Give again, verbatim, the lines between the line that contains "Generate a Python" and the line that contains "from matplotlib.patches import Rectangle", counting both ends. Pictures are excluded from the copy.

------ Stored records ------

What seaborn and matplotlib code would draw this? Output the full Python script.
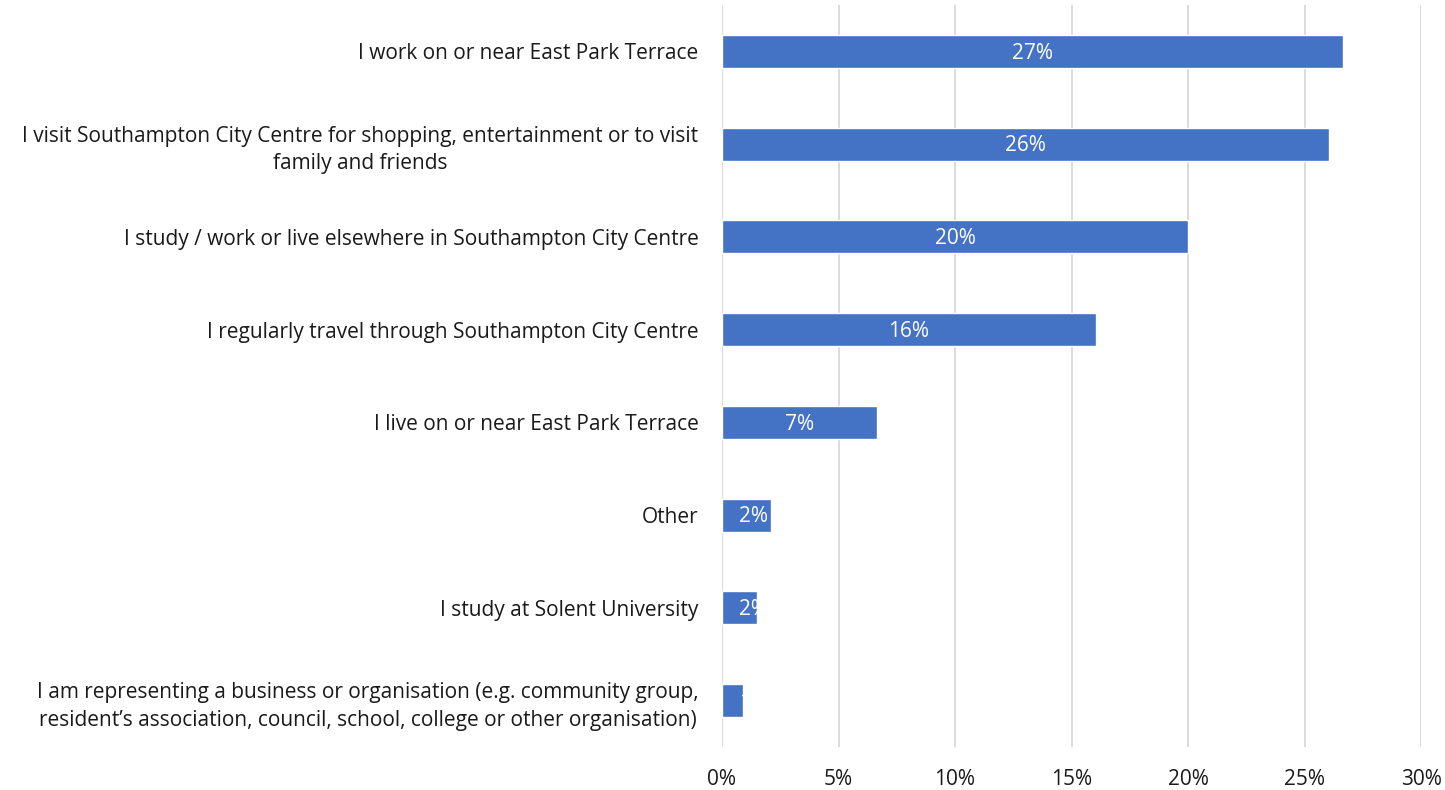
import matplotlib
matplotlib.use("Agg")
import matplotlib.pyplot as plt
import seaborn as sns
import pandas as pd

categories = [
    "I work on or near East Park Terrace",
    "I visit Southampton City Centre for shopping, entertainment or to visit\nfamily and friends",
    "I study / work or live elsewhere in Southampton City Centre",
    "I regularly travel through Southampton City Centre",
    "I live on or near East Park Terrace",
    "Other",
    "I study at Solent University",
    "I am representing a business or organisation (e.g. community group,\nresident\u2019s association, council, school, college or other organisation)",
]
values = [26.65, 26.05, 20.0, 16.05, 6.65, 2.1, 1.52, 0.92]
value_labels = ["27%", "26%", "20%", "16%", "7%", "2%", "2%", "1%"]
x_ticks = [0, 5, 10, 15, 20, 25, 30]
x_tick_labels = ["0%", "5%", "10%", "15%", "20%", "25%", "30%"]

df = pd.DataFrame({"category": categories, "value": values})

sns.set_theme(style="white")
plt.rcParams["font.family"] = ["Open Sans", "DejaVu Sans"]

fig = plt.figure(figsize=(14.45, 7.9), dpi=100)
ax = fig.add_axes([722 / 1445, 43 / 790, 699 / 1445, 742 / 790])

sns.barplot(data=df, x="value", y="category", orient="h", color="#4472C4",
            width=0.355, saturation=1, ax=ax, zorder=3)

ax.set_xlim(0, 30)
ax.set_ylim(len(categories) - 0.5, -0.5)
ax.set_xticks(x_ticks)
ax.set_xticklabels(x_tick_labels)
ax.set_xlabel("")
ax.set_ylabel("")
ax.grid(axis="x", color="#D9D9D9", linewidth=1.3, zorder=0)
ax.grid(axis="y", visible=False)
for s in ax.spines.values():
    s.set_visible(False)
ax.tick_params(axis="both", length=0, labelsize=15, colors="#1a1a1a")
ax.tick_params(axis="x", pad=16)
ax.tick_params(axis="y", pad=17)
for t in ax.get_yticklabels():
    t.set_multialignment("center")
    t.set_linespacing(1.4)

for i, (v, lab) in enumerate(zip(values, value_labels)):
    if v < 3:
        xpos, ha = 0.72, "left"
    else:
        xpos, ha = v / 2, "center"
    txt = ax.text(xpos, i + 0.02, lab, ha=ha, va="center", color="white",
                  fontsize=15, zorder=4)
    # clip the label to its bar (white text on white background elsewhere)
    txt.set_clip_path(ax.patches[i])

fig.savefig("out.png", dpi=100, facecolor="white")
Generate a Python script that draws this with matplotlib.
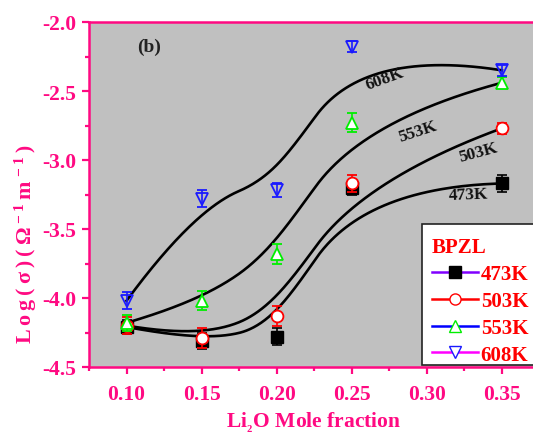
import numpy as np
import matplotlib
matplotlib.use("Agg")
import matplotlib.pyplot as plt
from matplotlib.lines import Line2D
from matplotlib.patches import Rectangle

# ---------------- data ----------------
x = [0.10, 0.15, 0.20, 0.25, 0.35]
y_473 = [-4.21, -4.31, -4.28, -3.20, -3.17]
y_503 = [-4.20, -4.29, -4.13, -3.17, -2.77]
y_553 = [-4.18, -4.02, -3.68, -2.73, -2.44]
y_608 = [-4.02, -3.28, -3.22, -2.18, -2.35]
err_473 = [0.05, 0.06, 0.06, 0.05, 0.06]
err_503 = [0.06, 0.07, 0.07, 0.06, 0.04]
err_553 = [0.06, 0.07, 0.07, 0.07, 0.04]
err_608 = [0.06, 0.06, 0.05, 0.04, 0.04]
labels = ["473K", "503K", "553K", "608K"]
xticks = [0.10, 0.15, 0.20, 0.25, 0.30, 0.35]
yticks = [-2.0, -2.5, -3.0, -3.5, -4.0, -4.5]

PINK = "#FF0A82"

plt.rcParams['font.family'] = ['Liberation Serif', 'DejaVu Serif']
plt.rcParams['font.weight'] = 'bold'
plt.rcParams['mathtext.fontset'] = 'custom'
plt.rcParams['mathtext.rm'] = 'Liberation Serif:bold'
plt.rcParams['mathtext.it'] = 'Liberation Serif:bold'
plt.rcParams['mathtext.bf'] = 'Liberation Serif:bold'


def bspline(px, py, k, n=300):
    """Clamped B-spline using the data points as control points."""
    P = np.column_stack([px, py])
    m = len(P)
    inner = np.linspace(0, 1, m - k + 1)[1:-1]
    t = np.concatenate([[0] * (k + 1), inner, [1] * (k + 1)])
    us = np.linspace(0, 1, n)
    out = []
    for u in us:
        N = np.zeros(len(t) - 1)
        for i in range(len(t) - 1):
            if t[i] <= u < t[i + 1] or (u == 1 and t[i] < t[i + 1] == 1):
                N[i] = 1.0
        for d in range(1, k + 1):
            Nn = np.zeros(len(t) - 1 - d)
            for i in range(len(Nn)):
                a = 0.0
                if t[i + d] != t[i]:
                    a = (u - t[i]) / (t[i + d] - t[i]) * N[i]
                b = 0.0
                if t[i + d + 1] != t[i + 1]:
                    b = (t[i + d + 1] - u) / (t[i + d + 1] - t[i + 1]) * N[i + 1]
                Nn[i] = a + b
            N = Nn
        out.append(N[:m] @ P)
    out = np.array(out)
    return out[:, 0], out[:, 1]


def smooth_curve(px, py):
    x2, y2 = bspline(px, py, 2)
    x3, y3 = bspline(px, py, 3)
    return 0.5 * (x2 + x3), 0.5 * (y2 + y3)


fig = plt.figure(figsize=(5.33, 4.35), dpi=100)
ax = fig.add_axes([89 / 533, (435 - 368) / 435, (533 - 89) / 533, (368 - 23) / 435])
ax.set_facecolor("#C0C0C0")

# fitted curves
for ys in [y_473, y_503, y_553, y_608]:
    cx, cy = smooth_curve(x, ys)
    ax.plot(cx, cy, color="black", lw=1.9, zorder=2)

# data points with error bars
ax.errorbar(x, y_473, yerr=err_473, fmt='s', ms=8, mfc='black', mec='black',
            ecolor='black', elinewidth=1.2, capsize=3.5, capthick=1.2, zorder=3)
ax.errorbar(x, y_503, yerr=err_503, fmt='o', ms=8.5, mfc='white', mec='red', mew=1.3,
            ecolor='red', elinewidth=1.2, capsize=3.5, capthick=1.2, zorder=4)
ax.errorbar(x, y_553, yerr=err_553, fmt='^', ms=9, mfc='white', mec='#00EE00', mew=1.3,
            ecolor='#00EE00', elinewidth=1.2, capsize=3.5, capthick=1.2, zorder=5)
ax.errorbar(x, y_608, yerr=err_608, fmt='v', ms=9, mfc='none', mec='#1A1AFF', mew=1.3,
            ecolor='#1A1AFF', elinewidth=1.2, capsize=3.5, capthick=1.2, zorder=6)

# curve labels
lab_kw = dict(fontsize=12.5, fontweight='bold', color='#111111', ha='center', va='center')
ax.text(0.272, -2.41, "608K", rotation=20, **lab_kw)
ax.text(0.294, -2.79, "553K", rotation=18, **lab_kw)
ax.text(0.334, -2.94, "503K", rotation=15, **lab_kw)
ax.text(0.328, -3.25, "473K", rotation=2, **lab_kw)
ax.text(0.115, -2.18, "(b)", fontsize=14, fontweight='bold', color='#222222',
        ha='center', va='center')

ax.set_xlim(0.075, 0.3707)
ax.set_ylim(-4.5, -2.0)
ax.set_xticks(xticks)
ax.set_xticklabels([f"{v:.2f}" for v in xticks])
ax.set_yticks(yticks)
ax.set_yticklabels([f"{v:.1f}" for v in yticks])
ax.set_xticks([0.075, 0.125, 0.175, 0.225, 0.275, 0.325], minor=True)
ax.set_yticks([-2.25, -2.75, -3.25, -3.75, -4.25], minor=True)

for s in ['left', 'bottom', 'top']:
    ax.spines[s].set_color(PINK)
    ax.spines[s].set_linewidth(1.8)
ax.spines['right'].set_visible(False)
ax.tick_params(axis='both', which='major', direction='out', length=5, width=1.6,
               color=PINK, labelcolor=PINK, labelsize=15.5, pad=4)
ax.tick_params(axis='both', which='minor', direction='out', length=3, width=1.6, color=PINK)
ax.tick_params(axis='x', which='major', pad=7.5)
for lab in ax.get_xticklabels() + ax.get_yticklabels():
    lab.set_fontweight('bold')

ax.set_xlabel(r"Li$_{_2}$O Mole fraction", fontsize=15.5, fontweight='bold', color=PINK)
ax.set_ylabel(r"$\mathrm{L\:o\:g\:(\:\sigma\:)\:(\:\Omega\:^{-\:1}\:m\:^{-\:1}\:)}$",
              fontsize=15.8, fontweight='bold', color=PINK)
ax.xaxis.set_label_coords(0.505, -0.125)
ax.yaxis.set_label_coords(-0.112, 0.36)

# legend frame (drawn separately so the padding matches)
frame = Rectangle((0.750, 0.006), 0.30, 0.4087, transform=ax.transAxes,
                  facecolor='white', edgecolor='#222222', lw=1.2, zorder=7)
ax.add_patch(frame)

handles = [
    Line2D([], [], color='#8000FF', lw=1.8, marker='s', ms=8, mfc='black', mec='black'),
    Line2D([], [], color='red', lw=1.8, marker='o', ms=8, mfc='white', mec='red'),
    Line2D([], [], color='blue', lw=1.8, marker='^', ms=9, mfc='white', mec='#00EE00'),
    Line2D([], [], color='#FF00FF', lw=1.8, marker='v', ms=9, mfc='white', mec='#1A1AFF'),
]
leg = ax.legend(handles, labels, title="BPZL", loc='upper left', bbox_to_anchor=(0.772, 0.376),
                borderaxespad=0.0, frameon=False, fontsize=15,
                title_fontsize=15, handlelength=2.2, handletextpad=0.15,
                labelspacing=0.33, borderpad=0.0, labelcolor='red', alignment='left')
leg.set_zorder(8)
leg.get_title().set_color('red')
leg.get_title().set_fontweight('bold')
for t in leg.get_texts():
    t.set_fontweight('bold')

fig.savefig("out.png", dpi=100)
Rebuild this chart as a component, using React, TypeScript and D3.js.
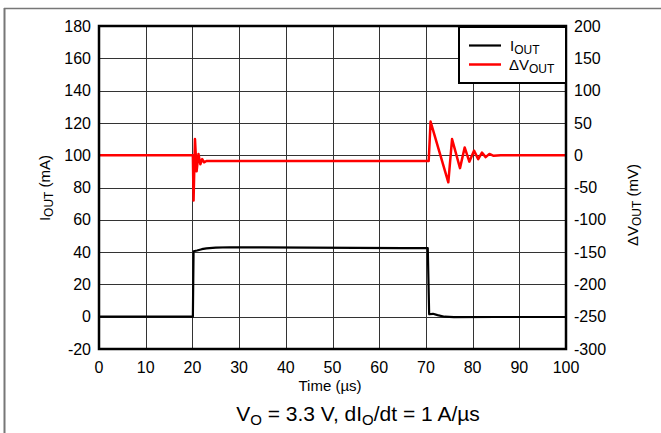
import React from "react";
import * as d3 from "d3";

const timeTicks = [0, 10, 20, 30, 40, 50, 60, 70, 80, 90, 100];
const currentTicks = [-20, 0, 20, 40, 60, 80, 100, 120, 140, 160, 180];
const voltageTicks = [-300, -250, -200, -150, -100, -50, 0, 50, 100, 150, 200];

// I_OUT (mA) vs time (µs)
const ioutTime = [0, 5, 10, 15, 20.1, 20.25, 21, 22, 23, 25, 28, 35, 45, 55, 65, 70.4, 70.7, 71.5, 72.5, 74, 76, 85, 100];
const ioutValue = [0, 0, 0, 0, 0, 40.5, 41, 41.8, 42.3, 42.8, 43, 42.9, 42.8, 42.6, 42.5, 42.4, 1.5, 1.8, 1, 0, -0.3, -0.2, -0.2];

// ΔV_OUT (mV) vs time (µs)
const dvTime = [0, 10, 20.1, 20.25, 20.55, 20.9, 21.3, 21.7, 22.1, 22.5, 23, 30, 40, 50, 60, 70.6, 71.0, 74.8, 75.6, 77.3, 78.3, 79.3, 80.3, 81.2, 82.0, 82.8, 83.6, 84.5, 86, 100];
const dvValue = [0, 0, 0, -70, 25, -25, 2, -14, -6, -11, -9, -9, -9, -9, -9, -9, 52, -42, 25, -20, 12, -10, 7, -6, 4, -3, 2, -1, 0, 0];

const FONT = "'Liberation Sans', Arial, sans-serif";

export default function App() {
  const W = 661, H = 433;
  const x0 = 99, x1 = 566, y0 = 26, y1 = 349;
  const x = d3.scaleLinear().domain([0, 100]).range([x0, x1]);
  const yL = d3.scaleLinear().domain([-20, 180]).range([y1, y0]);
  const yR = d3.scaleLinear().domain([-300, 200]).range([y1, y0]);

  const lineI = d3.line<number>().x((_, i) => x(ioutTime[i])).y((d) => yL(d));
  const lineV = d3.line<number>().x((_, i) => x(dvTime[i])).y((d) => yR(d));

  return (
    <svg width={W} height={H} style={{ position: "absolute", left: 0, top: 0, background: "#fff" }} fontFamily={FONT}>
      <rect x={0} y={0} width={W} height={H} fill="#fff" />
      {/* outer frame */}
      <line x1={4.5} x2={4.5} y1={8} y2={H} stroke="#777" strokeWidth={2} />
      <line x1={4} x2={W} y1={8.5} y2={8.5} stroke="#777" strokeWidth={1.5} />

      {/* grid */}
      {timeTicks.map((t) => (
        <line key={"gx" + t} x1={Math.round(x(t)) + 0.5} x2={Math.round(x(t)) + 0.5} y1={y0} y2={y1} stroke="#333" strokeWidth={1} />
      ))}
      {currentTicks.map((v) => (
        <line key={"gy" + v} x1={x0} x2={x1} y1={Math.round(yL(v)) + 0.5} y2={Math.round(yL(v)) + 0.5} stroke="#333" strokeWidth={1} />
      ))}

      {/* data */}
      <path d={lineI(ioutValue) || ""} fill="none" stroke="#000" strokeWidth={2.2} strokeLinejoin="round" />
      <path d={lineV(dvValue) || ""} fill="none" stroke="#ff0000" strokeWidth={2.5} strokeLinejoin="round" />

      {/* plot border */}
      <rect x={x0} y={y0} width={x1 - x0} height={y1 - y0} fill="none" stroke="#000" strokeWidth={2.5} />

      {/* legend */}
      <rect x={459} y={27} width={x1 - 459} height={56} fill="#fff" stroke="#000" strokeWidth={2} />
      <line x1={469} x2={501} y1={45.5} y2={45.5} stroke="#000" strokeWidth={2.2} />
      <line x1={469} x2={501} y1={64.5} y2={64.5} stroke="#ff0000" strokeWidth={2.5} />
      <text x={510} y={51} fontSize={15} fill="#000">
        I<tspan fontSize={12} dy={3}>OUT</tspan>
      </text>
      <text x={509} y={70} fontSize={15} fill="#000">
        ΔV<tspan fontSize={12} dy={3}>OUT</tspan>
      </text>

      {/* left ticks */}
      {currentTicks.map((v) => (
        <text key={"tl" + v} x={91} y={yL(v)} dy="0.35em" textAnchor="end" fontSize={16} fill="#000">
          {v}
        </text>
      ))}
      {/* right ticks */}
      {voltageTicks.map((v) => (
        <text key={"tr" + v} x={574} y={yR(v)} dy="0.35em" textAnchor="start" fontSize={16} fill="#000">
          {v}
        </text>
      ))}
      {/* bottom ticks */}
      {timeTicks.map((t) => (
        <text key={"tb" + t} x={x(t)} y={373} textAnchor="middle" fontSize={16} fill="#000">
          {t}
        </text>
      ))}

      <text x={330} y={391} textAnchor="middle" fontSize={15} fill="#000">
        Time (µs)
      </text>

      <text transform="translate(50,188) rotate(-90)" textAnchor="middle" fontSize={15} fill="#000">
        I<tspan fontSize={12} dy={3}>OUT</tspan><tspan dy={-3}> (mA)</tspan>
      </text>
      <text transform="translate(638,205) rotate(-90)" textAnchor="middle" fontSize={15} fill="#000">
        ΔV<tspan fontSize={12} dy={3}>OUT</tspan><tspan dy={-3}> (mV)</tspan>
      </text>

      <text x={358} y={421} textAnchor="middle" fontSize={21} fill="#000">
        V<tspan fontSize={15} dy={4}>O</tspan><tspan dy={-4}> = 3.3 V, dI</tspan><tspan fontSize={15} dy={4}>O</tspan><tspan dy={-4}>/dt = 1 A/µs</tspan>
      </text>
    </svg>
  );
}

------

Exercise solution
Generate a Python script that draws this with matplotlib.
import numpy as np
import matplotlib
matplotlib.use("Agg")
import matplotlib.pyplot as plt
from matplotlib.lines import Line2D
from matplotlib.patches import Rectangle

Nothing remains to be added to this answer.